There are some greater multisite questions that need to be answered in the coming months. The structure, autonomy, connections all need to be sorted out. In this season of reorganization, the transition process will also lead us as a church to look at how to clarify vision, mission, values, theology of multisite. We also recognize that we need the Attridge congregation to understand and support the multisite strategy if we want to continue to have this as a local mission strategy. In our current structure, our two sites are not able to generate enough income to support their expenses, however, this was never a stated mandate of the sites. The multisite strategy was designed as a missional strategy and that Attridge would be a sending church to these sites. With that being said, the financial situation that we are currently facing is forcing us to ask the question: Can our Attridge site continue to finance the two other sites?

6) Can you explain the Greenspace report? What is happening with the empty lot?

The company that owns the land (Span West) was planning to build an 11-story condo development on that land. However, in the past 2 years they were not able to sell enough units to support their financing and so had to pull back their plan for that development. There is a Restrictive Covenant on the land that only allows for a multifamily development to be built on that land.
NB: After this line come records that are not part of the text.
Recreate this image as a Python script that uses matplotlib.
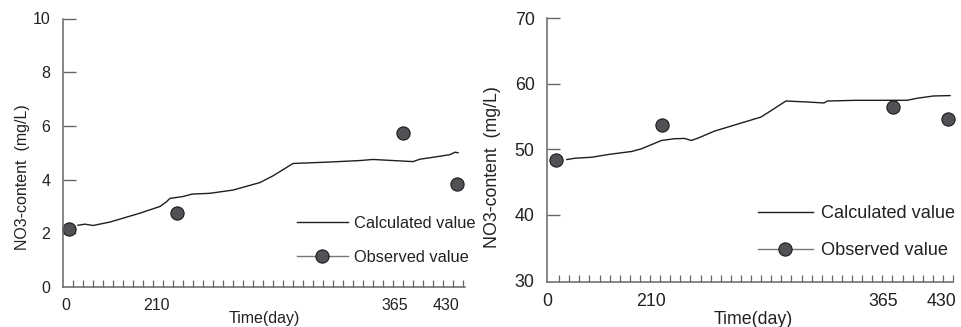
import matplotlib
matplotlib.use("Agg")
import matplotlib.pyplot as plt
from matplotlib.lines import Line2D

plt.rcParams['font.family'] = ['Liberation Sans', 'DejaVu Sans']

# ---- data (x in evenly spaced axis units, one minor tick per unit) ----
tick_labels = ['0', '210', '365', '430']

# left panel
left_label_pos = [0.27, 9.4, 33.2, 38.3]
left_calc_x = [1.5, 2.2, 3.0, 4.7, 7.7, 9.7, 10.3, 10.7, 12.0, 12.9, 14.7, 17.0,
               19.7, 21.0, 23.0, 26.4, 29.7, 31.0, 34.0, 35.0, 35.7, 37.0, 38.7, 39.2, 39.5]
left_calc_y = [2.30, 2.34, 2.29, 2.42, 2.75, 3.00, 3.16, 3.30, 3.37, 3.46, 3.49, 3.61,
               3.89, 4.14, 4.60, 4.65, 4.71, 4.75, 4.69, 4.67, 4.76, 4.83, 4.93, 5.02, 5.00]
left_obs_x = [0.6, 11.4, 34.0, 39.4]
left_obs_y = [2.17, 2.75, 5.73, 3.82]

# right panel
right_label_pos = [-0.2, 10.1, 33.1, 38.9]
right_calc_x = [1.77, 2.59, 4.24, 5.88, 8.18, 9.16, 11.13, 12.44, 13.43, 14.09, 14.75, 16.38,
                19.01, 20.99, 22.30, 23.45, 25.59, 27.22, 27.56, 30.51, 35.44, 36.45, 38.06, 39.70]
right_calc_y = [48.42, 48.62, 48.77, 49.19, 49.65, 50.06, 51.33, 51.60, 51.64, 51.33, 51.69, 52.76,
                53.99, 54.91, 56.20, 57.36, 57.21, 57.06, 57.36, 57.47, 57.47, 57.78, 58.13, 58.19]
right_obs_x = [0.69, 11.23, 34.09, 39.51]
right_obs_y = [48.4, 53.7, 56.5, 54.6]

W, H = 961, 327
fig = plt.figure(figsize=(W / 100, H / 100), dpi=100)

def px_axes(x0, x1, ytop, ybot):
    return fig.add_axes([x0 / W, 1 - ybot / H, (x1 - x0) / W, (ybot - ytop) / H])

axL = px_axes(63, 465, 18.5, 287)
axR = px_axes(547, 953, 18.3, 281.7)

line_c = '#1e1e1e'
spine_c = '#666666'
mface = '#505256'
medge = '#1a1a1a'

def style(ax, xlim, ylim, yticks, label_pos, fs, ylab_coords, xlab_coords, leg_anchor,
          handlelen, textpad, lspacing, msize):
    ax.set_xlim(*xlim)
    ax.set_ylim(*ylim)
    for s in ['top', 'right']:
        ax.spines[s].set_visible(False)
    for s in ['left', 'bottom']:
        ax.spines[s].set_color(spine_c)
        ax.spines[s].set_linewidth(1.1)
    ax.set_yticks(yticks)
    ax.tick_params(axis='y', direction='in', length=9, width=1, color=spine_c,
                   labelsize=fs, pad=9, labelcolor='#222222')
    ax.yaxis.get_major_ticks()[0].tick1line.set_visible(False)
    ax.set_xticks(label_pos)
    ax.set_xticklabels(tick_labels)
    ax.set_xticks(list(range(1, 41)), minor=True)
    ax.tick_params(axis='x', which='major', length=0, labelsize=fs, pad=8, labelcolor='#222222')
    ax.tick_params(axis='x', which='minor', direction='in', length=5, width=0.9, color=spine_c)
    ax.set_ylabel('NO3-content  (mg/L)', fontsize=fs, color='#222222')
    ax.yaxis.set_label_coords(*ylab_coords)
    ax.set_xlabel('Time(day)', fontsize=fs, color='#222222')
    ax.xaxis.set_label_coords(*xlab_coords)
    h1 = Line2D([], [], color=line_c, lw=1.0)
    h2 = Line2D([], [], color='#777777', lw=1.0, marker='o', markersize=msize,
                markerfacecolor=mface, markeredgecolor=medge, markeredgewidth=0.8)
    ax.legend([h1, h2], ['Calculated value', 'Observed value'], loc='upper left',
              bbox_to_anchor=leg_anchor, frameon=False, fontsize=fs + 0.3,
              handlelength=handlelen, handletextpad=textpad, labelspacing=lspacing,
              borderpad=0, borderaxespad=0, labelcolor='#222222')

style(axL, (0, 40.2), (0.15, 10), [0, 2, 4, 6, 8, 10], left_label_pos, 11.5,
      (-0.082, 0.41), (0.5, -0.09), (0.582, 0.264), 3.1, 0.35, 1.15, 9.5)
style(axR, (0, 40), (29.75, 70), [30, 40, 50, 60, 70], right_label_pos, 12.8,
      (-0.113, 0.435), (0.507, -0.112), (0.52, 0.291), 3.0, 0.45, 1.1, 9.5)

axL.plot(left_calc_x, left_calc_y, color=line_c, lw=1.0)
axL.plot(left_obs_x, left_obs_y, linestyle='none', marker='o', markersize=9.5,
         markerfacecolor=mface, markeredgecolor=medge, markeredgewidth=0.8, clip_on=False)
axR.plot(right_calc_x, right_calc_y, color=line_c, lw=1.0)
axR.plot(right_obs_x, right_obs_y, linestyle='none', marker='o', markersize=9.5,
         markerfacecolor=mface, markeredgecolor=medge, markeredgewidth=0.8, clip_on=False)

fig.savefig('out.png', dpi=100, facecolor='white')
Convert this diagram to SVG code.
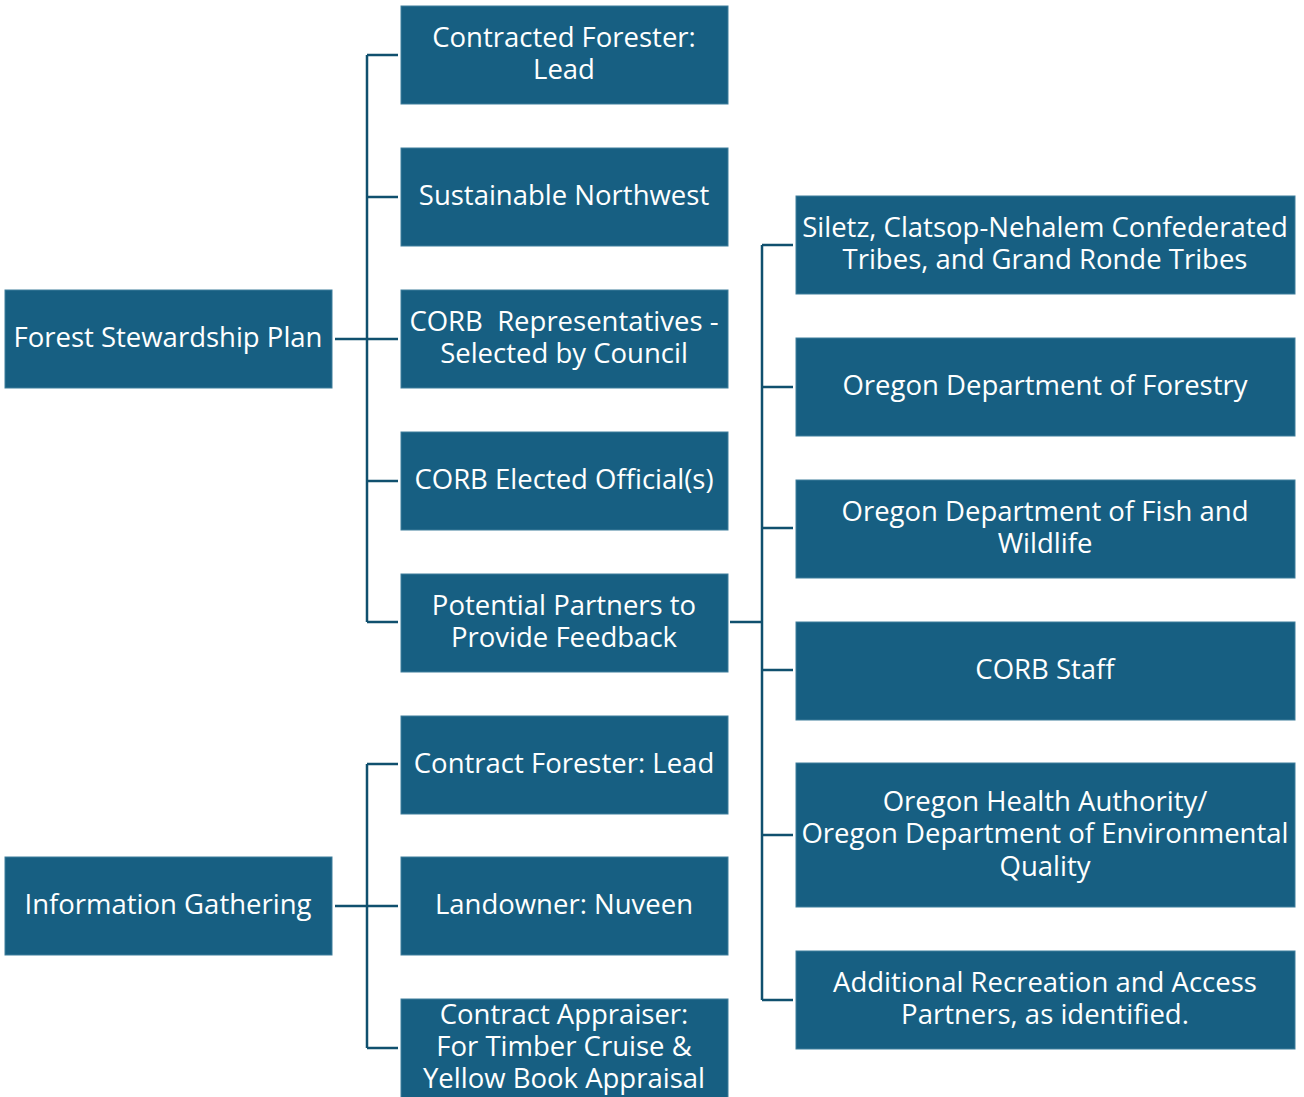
<svg xmlns="http://www.w3.org/2000/svg" width="1304" height="1097" viewBox="0 0 1304 1097">
<style>
.box{fill:#175F82;stroke:#3E7E9C;stroke-width:1}
.t{font-family:"Open Sans","Liberation Sans",sans-serif;font-size:27.5px;fill:#FFFFFF;text-anchor:middle}
.c{stroke:#10506E;stroke-width:2.5;fill:none}
</style>
<rect width="1304" height="1097" fill="#FFFFFF"/>
<g id="connectors">
<path class="c" d="M335 339H398M367 55V622M367 55H398M367 197H398M367 339H398M367 481H398M367 622H398"/>
<path class="c" d="M730 622H762M762 245V1000M762 245H793M762 387H793M762 528H793M762 670H793M762 835H793M762 1000H793"/>
<path class="c" d="M335 906H398M367 764V1048M367 764H398M367 906H398M367 1048H398"/>
</g>
<g id="n-fsp"><rect class="box" x="5" y="290" width="327" height="98"/><text class="t" x="168" y="347">Forest Stewardship Plan</text></g>
<g id="n-ig"><rect class="box" x="5" y="857" width="327" height="98"/><text class="t" x="168" y="914">Information Gathering</text></g>
<g id="n-cf"><rect class="box" x="401" y="6" width="327" height="98"/><text class="t" x="564" y="47">Contracted Forester:</text><text class="t" x="564" y="79">Lead</text></g>
<g id="n-snw"><rect class="box" x="401" y="148" width="327" height="98"/><text class="t" x="564" y="205">Sustainable Northwest</text></g>
<g id="n-corbrep"><rect class="box" x="401" y="290" width="327" height="98"/><text class="t" x="564" y="331" xml:space="preserve">CORB  Representatives -</text><text class="t" x="564" y="363">Selected by Council</text></g>
<g id="n-corbeo"><rect class="box" x="401" y="432" width="327" height="98"/><text class="t" x="564" y="489">CORB Elected Official(s)</text></g>
<g id="n-pp"><rect class="box" x="401" y="574" width="327" height="98"/><text class="t" x="564" y="615">Potential Partners to</text><text class="t" x="564" y="647">Provide Feedback</text></g>
<g id="n-cfl"><rect class="box" x="401" y="716" width="327" height="98"/><text class="t" x="564" y="773">Contract Forester: Lead</text></g>
<g id="n-ln"><rect class="box" x="401" y="857" width="327" height="98"/><text class="t" x="564" y="914">Landowner: Nuveen</text></g>
<g id="n-ca"><rect class="box" x="401" y="999" width="327" height="99"/><text class="t" x="564" y="1024">Contract Appraiser:</text><text class="t" x="564" y="1056">For Timber Cruise &amp;</text><text class="t" x="564" y="1088">Yellow Book Appraisal</text></g>
<g id="n-tribes"><rect class="box" x="796" y="196" width="499" height="98"/><text class="t" x="1045" y="237">Siletz, Clatsop-Nehalem Confederated</text><text class="t" x="1045" y="269">Tribes, and Grand Ronde Tribes</text></g>
<g id="n-odf"><rect class="box" x="796" y="338" width="499" height="98"/><text class="t" x="1045" y="395">Oregon Department of Forestry</text></g>
<g id="n-odfw"><rect class="box" x="796" y="480" width="499" height="98"/><text class="t" x="1045" y="521">Oregon Department of Fish and</text><text class="t" x="1045" y="553">Wildlife</text></g>
<g id="n-staff"><rect class="box" x="796" y="622" width="499" height="98"/><text class="t" x="1045" y="679">CORB Staff</text></g>
<g id="n-oha"><rect class="box" x="796" y="763" width="499" height="144"/><text class="t" x="1045" y="811">Oregon Health Authority/</text><text class="t" x="1045" y="843">Oregon Department of Environmental</text><text class="t" x="1045" y="876">Quality</text></g>
<g id="n-rec"><rect class="box" x="796" y="951" width="499" height="98"/><text class="t" x="1045" y="992">Additional Recreation and Access</text><text class="t" x="1045" y="1024">Partners, as identified.</text></g>
</svg>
Span West has asked that we consider amending the Restrictive Covenant (RC) on that parcel of land to also include the same RC that exists on the Horizon College land. That RC allows for commercial development with the condition that the tenants of the development only occupy the space in alignment with the principles and values of FGCC.

We will have more information to bring to you soon, however, the Greenspace task force and our church lawyer, Ron Miller, from Mcdougall Gauley are working with Council to bring an amended RC to the congregations for approval.